Scaffold, excavation and big plant all carry their own licensing, inspection and registration rules on top of the general WHS duty. Here are the scaffold licence classes, the 30-day inspection rule, Before You Dig, and what "plant registration" actually means.
Scaffold — the HRW licence classes
A High Risk Work scaffolding licence has three classes that build on each other (you hold SB before SI, SI before SA):
- Basic (SB): modular and prefabricated scaffolds in straightforward configurations, where a person could fall more than 4 m — standard bays, birdcage, simple cantilevered platforms designed by others.
- Intermediate (SI): SB plus tube-and-coupler in complex configurations, cantilevered and spurred scaffolds, outriggers, and scaffolds supporting hoists (but not suspended).
- Advanced (SA): SB and SI plus suspended, hung and swing-stage scaffolds, cantilevered hoist towers, and scaffolds supporting cranes — the complex and bespoke work.
You need the right class to erect, alter or dismantle scaffold over 4m.
Scaffold inspection — the 30-day rule
Under WHS Regulation s225, any scaffold a person or thing could fall more than 4 m from must be inspected by a competent person:
- before first use (and declared complete);
- after any incident or alteration affecting integrity (impact, storm, repair);
- periodically, at intervals not exceeding 30 days while in use (many principal contractors run weekly).
Use the handover certificate plus the green/amber/red tag system at access points, and keep records — location, date, the competent person's name and signature, the design reference, and any restrictions.
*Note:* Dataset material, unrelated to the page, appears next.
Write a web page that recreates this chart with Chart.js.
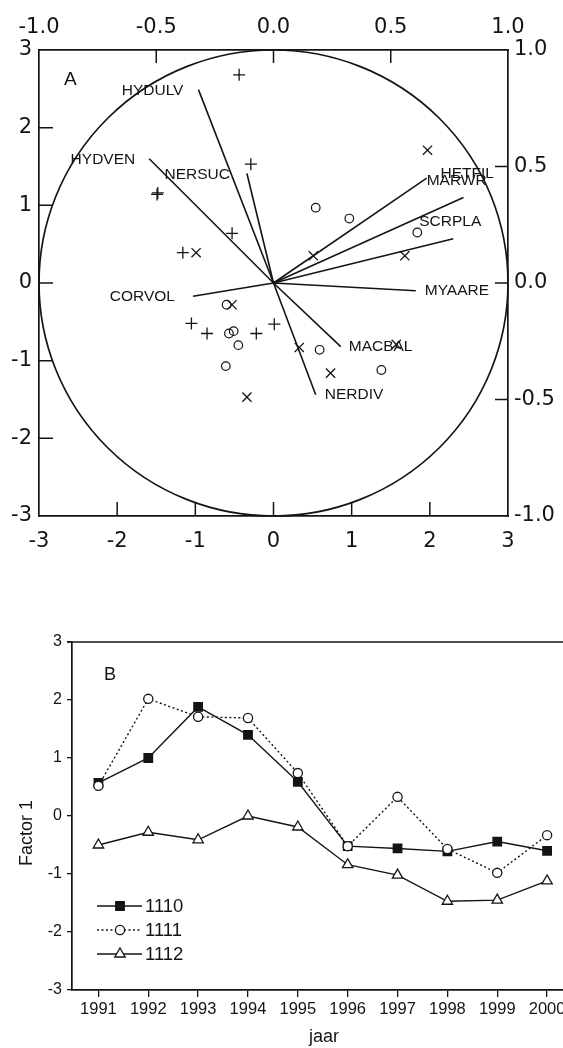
<!DOCTYPE html>
<html><head><meta charset="utf-8">
<script src="https://cdn.jsdelivr.net/npm/chart.js@4.4.1/dist/chart.umd.min.js"></script>
<style>
html,body{margin:0;padding:0;background:#fff;overflow:hidden;width:563px;height:1048px;}
#wrapA{position:absolute;left:0;top:0;width:563px;height:570px;}
#wrapB{position:absolute;left:0;top:570px;width:590px;height:478px;}
canvas{display:block;}
</style></head><body>
<div id="wrapA"><canvas id="chartA" width="563" height="570"></canvas></div>
<div id="wrapB"><canvas id="chartB" width="590" height="478"></canvas></div>
<script>
// ---------- Panel A: biplot data ----------
const plusX  = [-0.44, -0.29, -1.49, -1.48, -0.53, -1.16, -1.05, -0.85, -0.22, 0.01];
const plusY  = [ 2.68,  1.53,  1.14,  1.16,  0.64,  0.39, -0.52, -0.65, -0.65, -0.53];
const crossX = [ 1.97,  1.68,  0.51, -0.99, -0.53, -0.34,  0.33,  0.73,  1.57];
const crossY = [ 1.71,  0.35,  0.35,  0.39, -0.28, -1.47, -0.83, -1.16, -0.79];
const circX  = [ 0.54,  0.97,  1.84, -0.60, -0.57, -0.51, -0.45, -0.61,  0.59,  1.38];
const circY  = [ 0.97,  0.83,  0.65, -0.28, -0.65, -0.62, -0.80, -1.07, -0.86, -1.12];
const varNames = ['HYDULV','HYDVEN','NERSUC','CORVOL','HETFIL','MARWR','SCRPLA','MYAARE','MACBAL','NERDIV'];
const vecX = [-0.96, -1.59, -0.34, -1.03, 2.43, 1.96, 2.30, 1.82, 0.86, 0.54];
const vecY = [ 2.49,  1.60,  1.41, -0.17, 1.10, 1.35, 0.57, -0.10, -0.82, -1.44];
const circleRadius = 3;
const axisMainTicks = [-3, -2, -1, 0, 1, 2, 3];
const axisSecTicks = [-1.0, -0.5, 0.0, 0.5, 1.0];

// ---------- Panel B: time series ----------
const years = [1991, 1992, 1993, 1994, 1995, 1996, 1997, 1998, 1999, 2000];
const s1110 = [0.57, 1.00, 1.88, 1.40, 0.59, -0.52, -0.56, -0.61, -0.44, -0.60];
const s1111 = [0.52, 2.02, 1.71, 1.69, 0.74, -0.52, 0.33, -0.57, -0.98, -0.33];
const s1112 = [-0.50, -0.28, -0.41, 0.00, -0.19, -0.84, -1.02, -1.47, -1.45, -1.12];
const seriesNames = ['1110', '1111', '1112'];
const bTicks = [-3, -2, -1, 0, 1, 2, 3];

// ---------- styles ----------
const INK = '#141414';
const FONT = "'Liberation Sans', Arial, Helvetica, sans-serif";
const WIDE = "'DejaVu Sans', 'Liberation Sans', Arial, sans-serif";
const labelStyle = { // pixel offsets from vector tip, alignment
  HYDULV: {dx: -15, dy: 1, align: 'right'},
  HYDVEN: {dx: -14, dy: 1, align: 'right'},
  NERSUC: {dx: -17, dy: 1, align: 'right'},
  CORVOL: {dx: -18, dy: 1, align: 'right'},
  HETFIL: {dx: -23, dy: -24, align: 'left'},
  MARWR:  {dx: 0, dy: 3, align: 'left'},
  SCRPLA: {dx: -34, dy: -17, align: 'left'},
  MYAARE: {dx: 9, dy: 0, align: 'left'},
  MACBAL: {dx: 8, dy: 0, align: 'left'},
  NERDIV: {dx: 9, dy: 0, align: 'left'}
};

Chart.defaults.font.family = FONT;
Chart.defaults.color = INK;

const pts = (xs, ys) => xs.map((x, i) => ({x: x, y: ys[i]}));

const vectorSets = varNames.map((n, i) => ({
  label: n,
  data: [{x: 0, y: 0}, {x: vecX[i], y: vecY[i]}],
  showLine: true, borderColor: INK, borderWidth: 1.6, pointRadius: 0, order: 5
}));

const biplotPlugin = {
  id: 'biplot',
  afterDatasetsDraw(chart) {
    const ctx = chart.ctx, sx = chart.scales.x, sy = chart.scales.y;
    const sx2 = chart.scales.x2, sy2 = chart.scales.y2;
    const ca = chart.chartArea;
    ctx.save();
    // correlation circle
    const cx = sx.getPixelForValue(0), cy = sy.getPixelForValue(0);
    const rx = sx.getPixelForValue(circleRadius) - cx;
    const ry = cy - sy.getPixelForValue(circleRadius);
    ctx.strokeStyle = INK; ctx.lineWidth = 1.7;
    ctx.beginPath(); ctx.ellipse(cx, cy, rx, ry, 0, 0, Math.PI * 2); ctx.stroke();
    // inward tick marks
    ctx.lineWidth = 1.5;
    ctx.beginPath();
    axisMainTicks.slice(1, -1).forEach(v => {
      const px = sx.getPixelForValue(v);
      ctx.moveTo(px, ca.bottom); ctx.lineTo(px, ca.bottom - 14);
      const py = sy.getPixelForValue(v);
      ctx.moveTo(ca.left, py); ctx.lineTo(ca.left + 14, py);
    });
    axisSecTicks.slice(1, -1).forEach(v => {
      const px = sx2.getPixelForValue(v);
      ctx.moveTo(px, ca.top); ctx.lineTo(px, ca.top + 13);
      const py = sy2.getPixelForValue(v);
      ctx.moveTo(ca.right, py); ctx.lineTo(ca.right - 13, py);
    });
    ctx.stroke();
    // variable labels
    ctx.fillStyle = INK;
    ctx.font = '15.5px ' + FONT;
    ctx.textBaseline = 'middle';
    varNames.forEach((n, i) => {
      const st = labelStyle[n];
      ctx.textAlign = st.align;
      ctx.fillText(n, sx.getPixelForValue(vecX[i]) + st.dx, sy.getPixelForValue(vecY[i]) + st.dy);
    });
    ctx.font = '19px ' + FONT;
    ctx.textAlign = 'left';
    ctx.fillText('A', 64, 80);
    ctx.restore();
  }
};

const tickFont = {size: 21, family: WIDE};
new Chart(document.getElementById('chartA'), {
  type: 'scatter',
  data: {
    datasets: [
      {label: '+', data: pts(plusX, plusY), pointStyle: 'cross', pointRadius: 6, borderColor: INK, borderWidth: 1.3, order: 1},
      {label: 'x', data: pts(crossX, crossY), pointStyle: 'crossRot', pointRadius: 6.5, borderColor: INK, borderWidth: 1.3, order: 1},
      {label: 'o', data: pts(circX, circY), pointStyle: 'circle', pointRadius: 4.3, borderColor: INK, backgroundColor: 'rgba(255,255,255,0)', borderWidth: 1.2, order: 1},
      ...vectorSets
    ]
  },
  options: {
    responsive: false, animation: false, events: [],
    layout: {padding: 0},
    plugins: {legend: {display: false}, tooltip: {enabled: false}},
    scales: {
      x: {type: 'linear', position: 'bottom', min: -3, max: 3,
          afterBuildTicks: s => { s.ticks = axisMainTicks.map(v => ({value: v})); },
          ticks: {font: tickFont, color: INK, padding: 13, callback: v => String(v)},
          grid: {display: false, drawTicks: false}, border: {display: true, color: INK, width: 1.7},
          afterFit: s => { s.height = 54; }},
      x2: {type: 'linear', position: 'top', min: -1, max: 1,
          afterBuildTicks: s => { s.ticks = axisSecTicks.map(v => ({value: v})); },
          ticks: {font: tickFont, color: INK, padding: 10, callback: v => Number(v).toFixed(1)},
          grid: {display: false, drawTicks: false}, border: {display: true, color: INK, width: 1.7},
          afterFit: s => { s.height = 50; }},
      y: {type: 'linear', position: 'left', min: -3, max: 3,
          afterBuildTicks: s => { s.ticks = axisMainTicks.map(v => ({value: v})); },
          ticks: {font: tickFont, color: INK, padding: 7, callback: v => String(v)},
          grid: {display: false, drawTicks: false}, border: {display: true, color: INK, width: 1.7},
          afterFit: s => { s.width = 39; }},
      y2: {type: 'linear', position: 'right', min: -1, max: 1,
          afterBuildTicks: s => { s.ticks = axisSecTicks.map(v => ({value: v})); },
          ticks: {font: tickFont, color: INK, padding: 6, callback: v => Number(v).toFixed(1)},
          grid: {display: false, drawTicks: false}, border: {display: true, color: INK, width: 1.7},
          afterFit: s => { s.width = 55; }}
    }
  },
  plugins: [biplotPlugin]
});

// ---------- Panel B ----------
const seriesVals = [s1110, s1111, s1112];
const seriesStyle = [
  {pointStyle: 'rect', pointRadius: 6, backgroundColor: INK, borderDash: []},
  {pointStyle: 'circle', pointRadius: 4.6, backgroundColor: '#fff', borderDash: [2, 2.5]},
  {pointStyle: 'triangle', pointRadius: 6, backgroundColor: '#fff', borderDash: []}
];
const bSets = seriesNames.map((n, i) => ({
  label: n,
  data: years.map((y, j) => ({x: y, y: seriesVals[i][j]})),
  showLine: true,
  borderColor: INK, borderWidth: 1.4, borderDash: seriesStyle[i].borderDash,
  pointStyle: seriesStyle[i].pointStyle, pointRadius: seriesStyle[i].pointRadius,
  pointBackgroundColor: seriesStyle[i].backgroundColor, pointBorderColor: INK, pointBorderWidth: 1.3,
  tension: 0, order: 3 - i
}));

const panelBPlugin = {
  id: 'panelB',
  afterDraw(chart) {
    const ctx = chart.ctx, ca = chart.chartArea;
    ctx.save();
    ctx.strokeStyle = INK; ctx.lineWidth = 1.7;
    ctx.beginPath(); ctx.moveTo(ca.left - 5, ca.top); ctx.lineTo(chart.width, ca.top); ctx.stroke();
    ctx.fillStyle = INK;
    ctx.font = '18px ' + FONT; ctx.textBaseline = 'middle'; ctx.textAlign = 'left';
    ctx.fillText('B', 104, 105);
    // legend
    const ly = [336, 360, 384];
    chart.data.datasets.forEach((ds, i) => {
      ctx.save();
      ctx.strokeStyle = INK; ctx.lineWidth = 1.4;
      ctx.setLineDash(ds.borderDash || []);
      ctx.beginPath(); ctx.moveTo(97, ly[i]); ctx.lineTo(142, ly[i]); ctx.stroke();
      ctx.setLineDash([]);
      ctx.fillStyle = ds.pointBackgroundColor; ctx.strokeStyle = INK; ctx.lineWidth = 1.3;
      Chart.helpers.drawPoint(ctx, {pointStyle: ds.pointStyle, radius: ds.pointRadius, rotation: 0, borderWidth: 1.3}, 120, ly[i]);
      ctx.restore();
      ctx.fillStyle = INK; ctx.font = '18.5px ' + FONT; ctx.textAlign = 'left'; ctx.textBaseline = 'middle';
      ctx.fillText(ds.label, 145, ly[i] + 1);
    });
    // y-axis title
    ctx.save();
    ctx.translate(27, 263); ctx.rotate(-Math.PI / 2);
    ctx.font = '18px ' + FONT; ctx.textAlign = 'center'; ctx.textBaseline = 'middle';
    ctx.fillText('Factor 1', 0, 0);
    ctx.restore();
    ctx.restore();
  }
};

new Chart(document.getElementById('chartB'), {
  type: 'scatter',
  data: {datasets: bSets},
  options: {
    responsive: false, animation: false, events: [],
    layout: {padding: {top: 72, right: 14, left: 0, bottom: 0}},
    plugins: {legend: {display: false}, tooltip: {enabled: false}},
    scales: {
      x: {type: 'linear', position: 'bottom', min: 1990.47, max: 2000.58,
          afterBuildTicks: s => { s.ticks = years.map(v => ({value: v})); },
          ticks: {font: {size: 16.5, family: FONT}, color: INK, padding: 3, callback: v => String(v)},
          grid: {display: true, drawOnChartArea: false, drawTicks: true, tickLength: 7, color: INK, lineWidth: 1.3},
          border: {display: true, color: INK, width: 1.7},
          title: {display: true, text: 'jaar', font: {size: 18, family: FONT}, color: INK, padding: 0},
          afterFit: s => { s.height = 58; }},
      y: {type: 'linear', position: 'left', min: -3, max: 3,
          afterBuildTicks: s => { s.ticks = bTicks.map(v => ({value: v})); },
          ticks: {font: {size: 16, family: FONT}, color: INK, padding: 5, callback: v => String(v)},
          grid: {display: true, drawOnChartArea: false, drawTicks: true, tickLength: 5, color: INK, lineWidth: 1.3},
          border: {display: true, color: INK, width: 1.7},
          afterFit: s => { s.width = 72; }}
    }
  },
  plugins: [panelBPlugin]
});
</script>
</body></html>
Before You Dig — every excavation
Before You Dig Australia (BYDA), which replaced Dial Before You Dig, is the free national service that gets you plans of underground services. Lodge the project area online (or via the app); BYDA forwards it to the registered asset owners (power, gas, water, telco), who email you plans and conditions. WHS law expects you to identify underground services before excavating, with BYDA as the primary control — but the plans are a starting point, not a permit to dig: you still positively locate critical assets (potholing, vacuum excavation) and follow the clearance and no-go rules. (More in Noise, Confined Spaces & Excavations.)
Plant registration — design vs item
Some plant must be registered with the regulator, and there are two different things:
- Design registration (Schedule 5 of the WHS Regs) — the engineering design or blueprint of a type of plant, registered once by the designer, manufacturer or importer. It covers tower cranes, mobile cranes over 10 tonnes, gantry cranes over 5t / bridge cranes over 10t SWL, personnel hoists with platform movement over 2.4 m, prefabricated scaffolding, and mast-climbing platforms.
- Item registration — the specific installed item at a workplace (tower cranes, building maintenance units, lifts, some hoists), registered by the PCBU with management or control once it is installed.
Put simply: design registration means the blueprint is approved; item registration means this specific crane or hoist on this site is registered. Before using registrable plant, check both are current — plus the operator's HRW licence (see Electrical, Fire & Plant Safety).
Common mistakes
- An out-of-class scaffolder erecting or altering scaffold over 4m.
- Missing the 30-day scaffold inspection.
- Digging on BYDA plans without physically locating the services.
- Running unregistered plant or an unlicensed operator.